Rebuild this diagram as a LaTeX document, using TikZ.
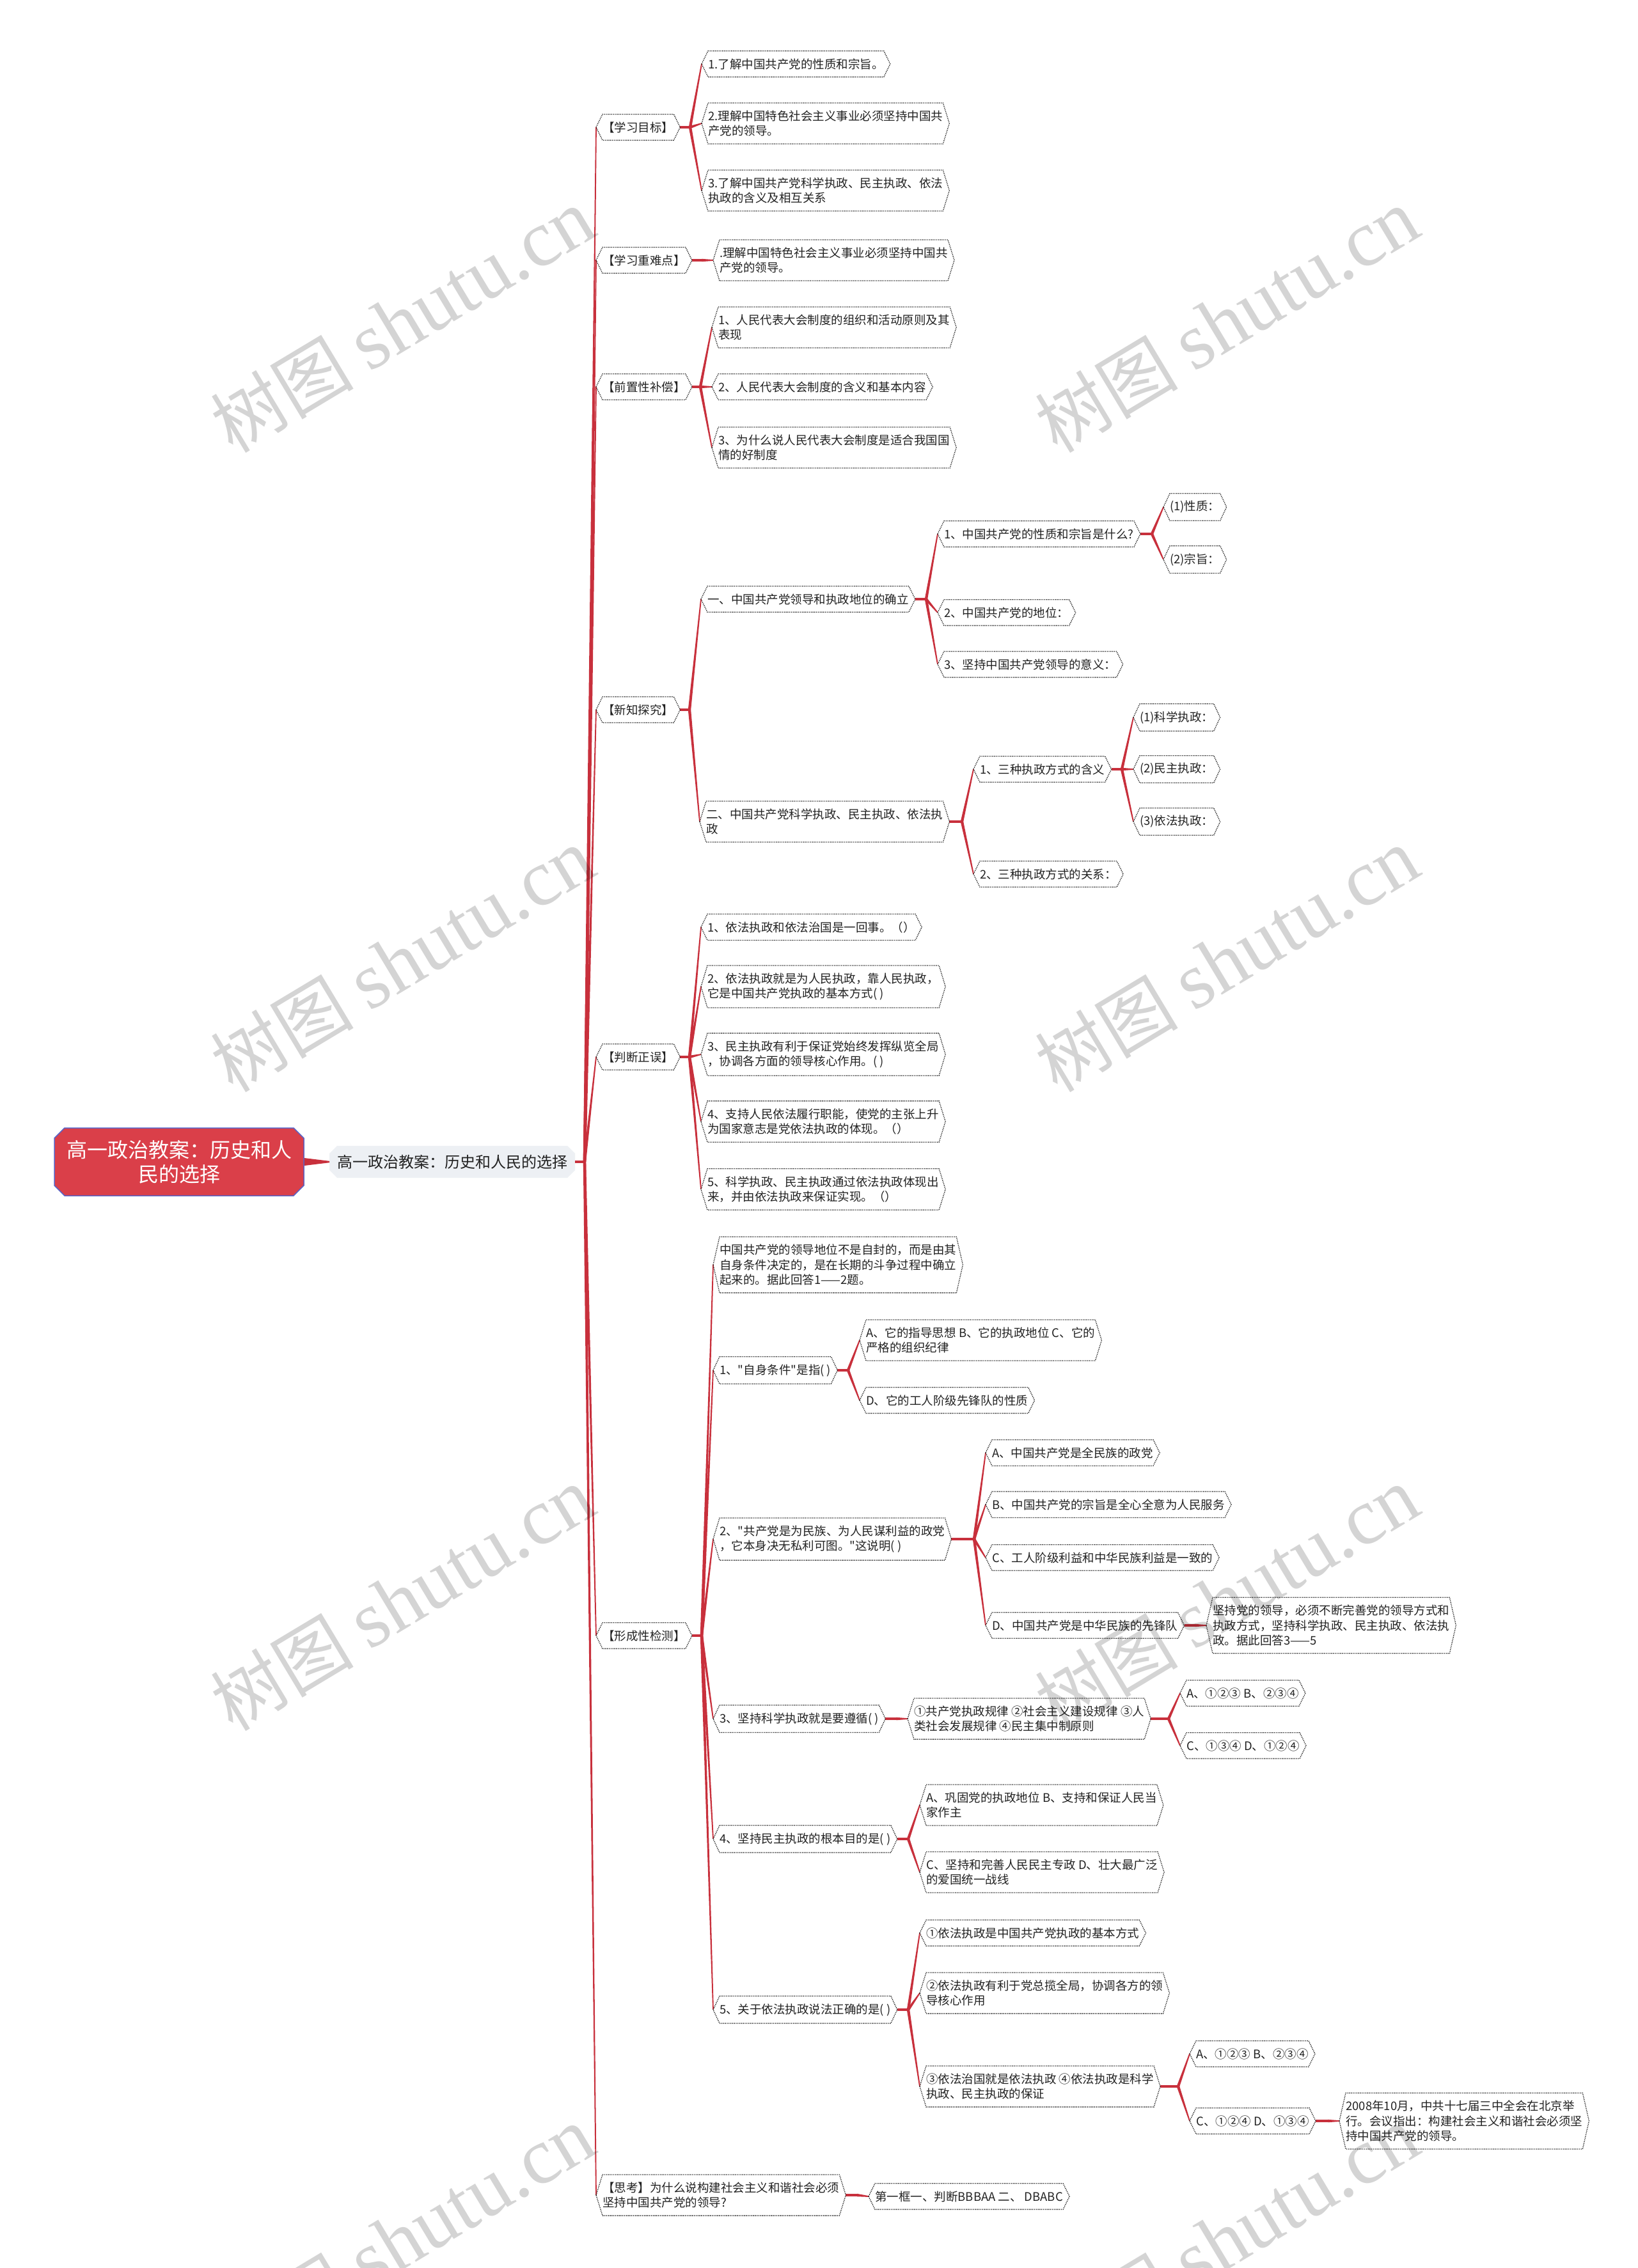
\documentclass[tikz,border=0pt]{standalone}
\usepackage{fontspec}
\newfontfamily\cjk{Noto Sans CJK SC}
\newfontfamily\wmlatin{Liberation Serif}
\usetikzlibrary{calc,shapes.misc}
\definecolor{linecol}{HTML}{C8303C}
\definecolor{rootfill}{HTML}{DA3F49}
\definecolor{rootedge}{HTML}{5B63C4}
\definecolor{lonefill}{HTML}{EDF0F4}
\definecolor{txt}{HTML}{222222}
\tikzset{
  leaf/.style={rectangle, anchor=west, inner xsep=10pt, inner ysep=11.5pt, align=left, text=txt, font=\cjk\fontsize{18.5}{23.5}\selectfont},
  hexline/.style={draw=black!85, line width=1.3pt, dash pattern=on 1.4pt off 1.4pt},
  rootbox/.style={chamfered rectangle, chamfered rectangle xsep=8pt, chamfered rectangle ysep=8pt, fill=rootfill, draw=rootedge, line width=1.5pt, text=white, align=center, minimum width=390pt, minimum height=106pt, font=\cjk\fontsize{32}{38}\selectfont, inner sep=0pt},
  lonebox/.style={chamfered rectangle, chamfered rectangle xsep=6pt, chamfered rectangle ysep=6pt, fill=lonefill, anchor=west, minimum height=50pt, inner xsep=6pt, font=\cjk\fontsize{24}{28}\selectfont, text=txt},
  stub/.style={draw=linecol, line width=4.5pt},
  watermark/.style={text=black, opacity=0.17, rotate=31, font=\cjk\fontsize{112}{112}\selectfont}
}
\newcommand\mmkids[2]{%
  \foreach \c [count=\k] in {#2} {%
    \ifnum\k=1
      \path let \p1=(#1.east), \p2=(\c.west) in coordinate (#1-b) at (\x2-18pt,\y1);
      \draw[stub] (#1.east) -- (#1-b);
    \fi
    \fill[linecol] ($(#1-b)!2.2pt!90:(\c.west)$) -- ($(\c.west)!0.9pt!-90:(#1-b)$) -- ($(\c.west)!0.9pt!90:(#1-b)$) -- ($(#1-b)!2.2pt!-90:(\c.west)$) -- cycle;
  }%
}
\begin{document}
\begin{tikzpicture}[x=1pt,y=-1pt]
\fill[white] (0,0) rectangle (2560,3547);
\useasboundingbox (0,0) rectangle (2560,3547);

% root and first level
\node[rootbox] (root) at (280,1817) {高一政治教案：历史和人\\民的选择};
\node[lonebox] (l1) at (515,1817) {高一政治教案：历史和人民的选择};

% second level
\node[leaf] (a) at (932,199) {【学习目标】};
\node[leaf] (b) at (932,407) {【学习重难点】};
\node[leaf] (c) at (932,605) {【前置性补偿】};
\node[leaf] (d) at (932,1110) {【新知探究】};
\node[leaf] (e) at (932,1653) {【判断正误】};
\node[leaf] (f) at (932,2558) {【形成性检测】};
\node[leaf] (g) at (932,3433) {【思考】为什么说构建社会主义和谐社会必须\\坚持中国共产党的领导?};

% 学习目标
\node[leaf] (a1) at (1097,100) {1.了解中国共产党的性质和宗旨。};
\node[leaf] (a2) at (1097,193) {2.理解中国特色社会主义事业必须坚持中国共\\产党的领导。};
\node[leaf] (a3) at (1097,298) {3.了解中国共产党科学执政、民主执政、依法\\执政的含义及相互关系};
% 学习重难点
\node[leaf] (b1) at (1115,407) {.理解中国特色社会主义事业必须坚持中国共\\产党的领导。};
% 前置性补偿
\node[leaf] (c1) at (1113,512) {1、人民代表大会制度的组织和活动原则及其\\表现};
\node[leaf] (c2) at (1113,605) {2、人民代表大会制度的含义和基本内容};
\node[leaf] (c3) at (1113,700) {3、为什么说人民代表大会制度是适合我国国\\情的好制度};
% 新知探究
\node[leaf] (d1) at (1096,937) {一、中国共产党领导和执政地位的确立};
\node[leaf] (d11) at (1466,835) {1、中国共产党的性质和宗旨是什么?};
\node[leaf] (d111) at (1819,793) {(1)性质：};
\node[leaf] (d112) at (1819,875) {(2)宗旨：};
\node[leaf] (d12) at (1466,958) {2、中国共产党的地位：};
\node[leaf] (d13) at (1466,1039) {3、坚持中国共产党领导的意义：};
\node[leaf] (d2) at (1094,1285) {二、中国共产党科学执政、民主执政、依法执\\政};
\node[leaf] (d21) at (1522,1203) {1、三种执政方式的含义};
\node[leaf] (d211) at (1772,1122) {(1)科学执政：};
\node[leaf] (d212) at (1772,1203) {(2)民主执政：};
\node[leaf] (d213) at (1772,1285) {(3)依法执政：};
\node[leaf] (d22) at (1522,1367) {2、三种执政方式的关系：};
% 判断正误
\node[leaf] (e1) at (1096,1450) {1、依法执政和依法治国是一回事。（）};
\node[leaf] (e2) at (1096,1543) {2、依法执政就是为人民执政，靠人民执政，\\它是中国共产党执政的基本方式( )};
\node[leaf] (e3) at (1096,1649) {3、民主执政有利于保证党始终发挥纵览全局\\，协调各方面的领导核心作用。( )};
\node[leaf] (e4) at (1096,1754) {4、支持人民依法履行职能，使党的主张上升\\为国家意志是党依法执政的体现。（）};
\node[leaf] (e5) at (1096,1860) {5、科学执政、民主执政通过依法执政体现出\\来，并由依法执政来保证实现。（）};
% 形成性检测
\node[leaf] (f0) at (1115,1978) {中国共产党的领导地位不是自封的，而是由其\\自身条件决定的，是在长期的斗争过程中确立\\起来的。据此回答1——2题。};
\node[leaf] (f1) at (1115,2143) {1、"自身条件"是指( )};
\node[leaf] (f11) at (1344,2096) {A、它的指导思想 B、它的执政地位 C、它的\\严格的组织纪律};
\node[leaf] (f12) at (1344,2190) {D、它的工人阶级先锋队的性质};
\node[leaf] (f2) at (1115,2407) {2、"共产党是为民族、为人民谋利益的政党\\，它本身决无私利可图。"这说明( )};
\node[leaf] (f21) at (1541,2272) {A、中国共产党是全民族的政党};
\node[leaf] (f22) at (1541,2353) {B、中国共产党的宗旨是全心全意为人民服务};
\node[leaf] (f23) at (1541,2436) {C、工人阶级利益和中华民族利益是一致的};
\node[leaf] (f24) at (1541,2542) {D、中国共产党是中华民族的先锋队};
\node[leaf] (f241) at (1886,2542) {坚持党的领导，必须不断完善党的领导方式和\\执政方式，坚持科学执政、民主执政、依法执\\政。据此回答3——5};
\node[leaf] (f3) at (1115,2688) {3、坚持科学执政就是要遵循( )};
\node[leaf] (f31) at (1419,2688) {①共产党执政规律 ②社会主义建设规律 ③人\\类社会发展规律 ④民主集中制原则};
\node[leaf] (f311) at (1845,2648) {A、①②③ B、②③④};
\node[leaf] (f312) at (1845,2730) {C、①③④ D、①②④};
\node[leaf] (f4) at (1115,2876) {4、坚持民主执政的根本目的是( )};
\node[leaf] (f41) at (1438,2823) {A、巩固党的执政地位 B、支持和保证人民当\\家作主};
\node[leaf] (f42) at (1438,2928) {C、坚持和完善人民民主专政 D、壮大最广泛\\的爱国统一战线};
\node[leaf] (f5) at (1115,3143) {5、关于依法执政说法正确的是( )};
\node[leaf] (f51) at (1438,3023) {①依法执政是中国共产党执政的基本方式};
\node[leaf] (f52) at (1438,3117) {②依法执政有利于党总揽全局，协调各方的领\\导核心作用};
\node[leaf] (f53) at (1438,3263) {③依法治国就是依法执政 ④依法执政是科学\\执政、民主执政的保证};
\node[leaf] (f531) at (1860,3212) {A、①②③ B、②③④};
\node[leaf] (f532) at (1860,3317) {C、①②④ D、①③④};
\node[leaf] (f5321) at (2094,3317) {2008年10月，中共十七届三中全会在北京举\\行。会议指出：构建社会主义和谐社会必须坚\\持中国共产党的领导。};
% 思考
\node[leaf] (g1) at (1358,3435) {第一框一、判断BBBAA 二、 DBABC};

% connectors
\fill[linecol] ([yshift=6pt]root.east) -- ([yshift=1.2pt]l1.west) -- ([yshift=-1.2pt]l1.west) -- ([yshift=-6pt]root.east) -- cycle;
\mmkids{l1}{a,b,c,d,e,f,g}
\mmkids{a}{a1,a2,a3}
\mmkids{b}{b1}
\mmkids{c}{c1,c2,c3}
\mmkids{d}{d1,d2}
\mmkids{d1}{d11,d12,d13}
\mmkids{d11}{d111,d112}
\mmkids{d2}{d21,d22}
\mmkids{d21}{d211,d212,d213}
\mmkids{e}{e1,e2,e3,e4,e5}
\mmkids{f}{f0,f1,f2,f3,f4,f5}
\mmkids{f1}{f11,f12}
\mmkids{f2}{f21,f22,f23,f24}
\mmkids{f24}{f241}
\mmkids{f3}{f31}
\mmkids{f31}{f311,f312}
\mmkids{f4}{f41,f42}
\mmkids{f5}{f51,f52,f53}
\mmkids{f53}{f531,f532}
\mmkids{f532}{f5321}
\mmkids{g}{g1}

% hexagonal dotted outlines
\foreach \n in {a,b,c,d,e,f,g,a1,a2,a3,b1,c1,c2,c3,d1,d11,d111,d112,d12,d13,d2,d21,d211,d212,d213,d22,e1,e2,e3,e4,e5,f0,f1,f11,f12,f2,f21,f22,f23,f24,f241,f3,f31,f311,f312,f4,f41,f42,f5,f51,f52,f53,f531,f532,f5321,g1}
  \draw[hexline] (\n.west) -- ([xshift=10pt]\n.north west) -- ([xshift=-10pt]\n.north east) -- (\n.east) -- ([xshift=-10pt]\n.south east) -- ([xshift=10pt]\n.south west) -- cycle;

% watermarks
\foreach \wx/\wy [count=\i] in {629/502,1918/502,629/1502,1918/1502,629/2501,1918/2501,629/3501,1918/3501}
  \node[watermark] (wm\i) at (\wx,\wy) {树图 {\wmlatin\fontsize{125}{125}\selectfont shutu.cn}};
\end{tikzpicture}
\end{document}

▶ Short problem: From the first line of the material down to the line containing "(l1) at (515,1817)", inclusive, return each line exactly, skipping any picture.

▶ Full solution:
Rebuild this diagram as a LaTeX document, using TikZ.
\documentclass[tikz,border=0pt]{standalone}
\usepackage{fontspec}
\newfontfamily\cjk{Noto Sans CJK SC}
\newfontfamily\wmlatin{Liberation Serif}
\usetikzlibrary{calc,shapes.misc}
\definecolor{linecol}{HTML}{C8303C}
\definecolor{rootfill}{HTML}{DA3F49}
\definecolor{rootedge}{HTML}{5B63C4}
\definecolor{lonefill}{HTML}{EDF0F4}
\definecolor{txt}{HTML}{222222}
\tikzset{
  leaf/.style={rectangle, anchor=west, inner xsep=10pt, inner ysep=11.5pt, align=left, text=txt, font=\cjk\fontsize{18.5}{23.5}\selectfont},
  hexline/.style={draw=black!85, line width=1.3pt, dash pattern=on 1.4pt off 1.4pt},
  rootbox/.style={chamfered rectangle, chamfered rectangle xsep=8pt, chamfered rectangle ysep=8pt, fill=rootfill, draw=rootedge, line width=1.5pt, text=white, align=center, minimum width=390pt, minimum height=106pt, font=\cjk\fontsize{32}{38}\selectfont, inner sep=0pt},
  lonebox/.style={chamfered rectangle, chamfered rectangle xsep=6pt, chamfered rectangle ysep=6pt, fill=lonefill, anchor=west, minimum height=50pt, inner xsep=6pt, font=\cjk\fontsize{24}{28}\selectfont, text=txt},
  stub/.style={draw=linecol, line width=4.5pt},
  watermark/.style={text=black, opacity=0.17, rotate=31, font=\cjk\fontsize{112}{112}\selectfont}
}
\newcommand\mmkids[2]{%
  \foreach \c [count=\k] in {#2} {%
    \ifnum\k=1
      \path let \p1=(#1.east), \p2=(\c.west) in coordinate (#1-b) at (\x2-18pt,\y1);
      \draw[stub] (#1.east) -- (#1-b);
    \fi
    \fill[linecol] ($(#1-b)!2.2pt!90:(\c.west)$) -- ($(\c.west)!0.9pt!-90:(#1-b)$) -- ($(\c.west)!0.9pt!90:(#1-b)$) -- ($(#1-b)!2.2pt!-90:(\c.west)$) -- cycle;
  }%
}
\begin{document}
\begin{tikzpicture}[x=1pt,y=-1pt]
\fill[white] (0,0) rectangle (2560,3547);
\useasboundingbox (0,0) rectangle (2560,3547);

% root and first level
\node[rootbox] (root) at (280,1817) {高一政治教案：历史和人\\民的选择};
\node[lonebox] (l1) at (515,1817) {高一政治教案：历史和人民的选择};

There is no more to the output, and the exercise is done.